]
Michael Musgrove edited comment on JBTM-3331 at 6/30/20 11:32 AM:
------------------------------------------------------------------
I did not follow the issue description so instead I will explain how the spec works and
how narayana implements it:
# Once a participant has successfully joined with the LRA (ie the coordinator responded
with a 200 OK status code to the join request) it is guaranteed to receive a notification
when the LRA is ended. The end notification can be the result of a timeout of the LRA or
due to an explicit close or cancel of the LRA.
# In the case of a timeout the test must ensure that the LRA is not closed before the
coordinator has had a chance to process its internal timers. If the test environment makes
it difficult to guarantee that then the test needs to be modified so as to provide enough
time for any reasonable implementation to cancel the LRA before the test attempts to close
it.
My advice is to change the timing in the TCK test (rather than try to fix the
implementation).
On the other hand, if your bug report is saying that the implementation is not spec
compliant then please can you simplify your bug report and clearly state which part of the
spec we are violating.
was (Author: mmusgrov):
I did not follow the issue description so instead I will explain how the spec works and
how narayana implements it:
# Once a participant has successfully joined with the LRA (ie the coordinator responded
with a 200 OK status code to the join request) it is guaranteed to receive a notification
when the LRA is ended. The end notification can be the result of a timeout of the LRA or
due to an explicit close of the LRA.
# In the case of a timeout the test must ensure that the LRA is not cancelled before the
coordinator has had a chance to process its internal timers. If the test environment makes
it difficult to guarantee that then the test needs to be modified so as to provide enough
time for any reasonable implementation to cancel the LRA before the test attempts to close
it.
My advice is to change the timing in the TCK test (rather than try to fix the
implementation).
On the other hand, if your bug report is saying that the implementation is not spec
compliant then please can you simplify your bug report and clearly state which part of the
spec we are violating.
LRA end should not return internal server error when precondition
fails as it's considered behaviour by spec
------------------------------------------------------------------------------------------------------------
Key: JBTM-3331
URL:
https://issues.redhat.com/browse/JBTM-3331
Project: JBoss Transaction Manager
Issue Type: Bug
Components: LRA
Affects Versions: 5.10.5.Final
Reporter: Ondrej Chaloupka
Assignee: Ondrej Chaloupka
Priority: Critical
I've spent some time with
https://issues.redhat.com/browse/JBTM-3318 recently and I
have a doubt about behaviour of the LRA. The JBTM-3318 consists of race condition on
starting/enlisting/timeouting the LRA.
The same issue makes failing the `TckTests#timeLimit` and
`TckRecoveryTests#testCancelWhenParticipantIsUnavailable` on our slow AMS CI.

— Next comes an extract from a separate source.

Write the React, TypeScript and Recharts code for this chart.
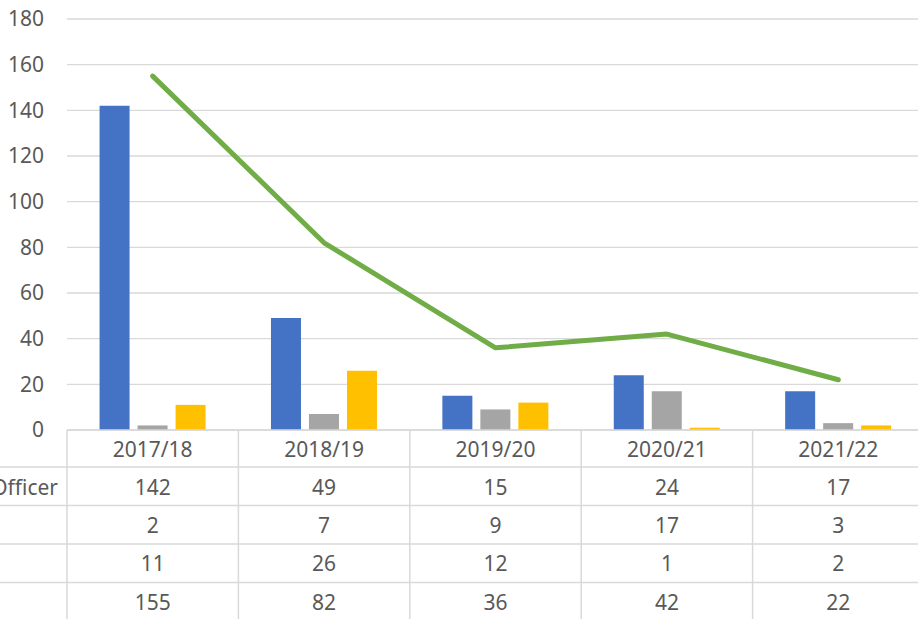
import React from "react";
import { ComposedChart, Bar, Line, XAxis, YAxis, CartesianGrid } from "recharts";

const categories = ["2017/18", "2018/19", "2019/20", "2020/21", "2021/22"];
const officerSeries = [142, 49, 15, 24, 17];
const graySeries = [2, 7, 9, 17, 3];
const yellowSeries = [11, 26, 12, 1, 2];
const totalSeries = [155, 82, 36, 42, 22];
const rowLabels = ["Officer", "", "", ""];
const yTicks = [0, 20, 40, 60, 80, 100, 120, 140, 160, 180];

const data = categories.map((c, i) => ({
  name: c,
  officer: officerSeries[i],
  gray: graySeries[i],
  yellow: yellowSeries[i],
  total: totalSeries[i],
}));

const TEXT = "#595959";
const GRID = "#D9D9D9";
const FONT = "'Noto Sans', sans-serif";
const FS = 21;

const rowBottoms = [37, 75.5, 114, 152.5, 191];
const rowCenters = [19, 57, 95, 133, 171.5];

function TableTick(props: any) {
  const { x, y, payload } = props;
  const i: number = payload?.index ?? props.index ?? 0;
  const half: number = payload?.offset ? payload.offset : 85.6;
  const left = x - half;
  const right = x + half;
  const vals = [officerSeries[i], graySeries[i], yellowSeries[i], totalSeries[i]];
  return (
    <g>
      <line x1={left} x2={left} y1={y} y2={y + 200} stroke={GRID} strokeWidth={1.5} />
      {i === categories.length - 1 && (
        <line x1={right} x2={right} y1={y} y2={y + 200} stroke={GRID} strokeWidth={1.5} />
      )}
      <text x={x} y={y + rowCenters[0]} textAnchor="middle" dominantBaseline="central" fill={TEXT} fontSize={FS} fontFamily={FONT}>
        {payload.value}
      </text>
      {vals.map((v, r) => (
        <g key={r}>
          <line x1={left} x2={right} y1={y + rowBottoms[r]} y2={y + rowBottoms[r]} stroke={GRID} strokeWidth={1.5} />
          <text x={x} y={y + rowCenters[r + 1]} textAnchor="middle" dominantBaseline="central" fill={TEXT} fontSize={FS} fontFamily={FONT}>
            {v}
          </text>
        </g>
      ))}
      {i === 0 &&
        rowLabels.map((lab, r) => (
          <g key={"l" + r}>
            <line x1={0} x2={left} y1={y + rowBottoms[r]} y2={y + rowBottoms[r]} stroke={GRID} strokeWidth={1.5} />
            <text x={left - 9} y={y + rowCenters[r + 1]} textAnchor="end" dominantBaseline="central" fill={TEXT} fontSize={FS} fontFamily={FONT}>
              {lab}
            </text>
          </g>
        ))}
    </g>
  );
}

export default function App() {
  return (
    <div style={{ position: "absolute", left: 0, top: 0, width: 918, height: 619, overflow: "hidden", background: "#fff" }}>
      <ComposedChart
        width={924}
        height={619}
        data={data}
        margin={{ top: 19, right: 0, bottom: 0, left: 0 }}
        barCategoryGap="19%"
        barGap={8}
      >
        <CartesianGrid horizontal vertical={false} stroke={GRID} strokeWidth={1.3} />
        <XAxis
          dataKey="name"
          height={189}
          interval={0}
          tickSize={0}
          tickMargin={0}
          tickLine={false}
          axisLine={{ stroke: GRID, strokeWidth: 1.5 }}
          tick={<TableTick />}
        />
        <YAxis
          width={67}
          domain={[0, 180]}
          ticks={yTicks}
          interval={0}
          axisLine={false}
          tickLine={false}
          tickSize={0}
          tickMargin={23}
          tick={{ fill: TEXT, fontSize: FS, fontFamily: FONT }}
        />
        <Bar dataKey="officer" fill="#4472C4" isAnimationActive={false} />
        <Bar dataKey="gray" fill="#A5A5A5" isAnimationActive={false} />
        <Bar dataKey="yellow" fill="#FFC000" isAnimationActive={false} />
        <Line
          dataKey="total"
          stroke="#70AD47"
          strokeWidth={5}
          strokeLinecap="round"
          strokeLinejoin="round"
          dot={false}
          activeDot={false}
          isAnimationActive={false}
        />
      </ComposedChart>
    </div>
  );
}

I don't want to talk now about the TCK failure but about the related behaviour of the
Narayana implementation.
The LRA participant defines the {{timeLimit}}
(
https://github.com/eclipse/microprofile-lra/blob/1.0-M1/tck/src/main/java...).
And what happens is that the client (TCK test) calls the LRA method, the JAX-RS filter
starts a LRA on coordinator, meanwhile the timeout limit elapses, the JAX-RS filter tries
to enlist the LRA participant to started LRA but it fails as the LRA was cancelled because
of timeout.
Now. The possible non-deterministic Narayana behaviour is that in case of failure on LRA
participant enlistment the client may or may not get internal server error.
It's because the LRA in timeouted state on client is tried to be cancelled (see
https://github.com/jbosstm/narayana/blob/5.10.5.Final/rts/lra/lra-client/...).
The {{NarayanaLRAClient#endLRA}} tries to cancel the LRA. But as the coordinator
timeouted the LRA then now depends if recovery already removed the LRA or not. If the LRA
was not removed yet then {{412, PRECONDITION FAILED}} is returned. If the recovery made it
then {{404, NOT FOUDN}} is returned.
Now the {{endLRA}} considers the {{404}} as not a failure that is considered as {{500,
INTERNAL SERVER ERROR}} while the {{412, PRECONDITION FAILED}} is considered as internal
server error. That should not be that way as the LRA spec considers {{412}} as
"correct" error (see
https://github.com/eclipse/microprofile-lra/blob/1.0-M1/api/src/main/java...).
Such an anticipated return state should not be reported to client as {{500}} - {{internal
server error}}.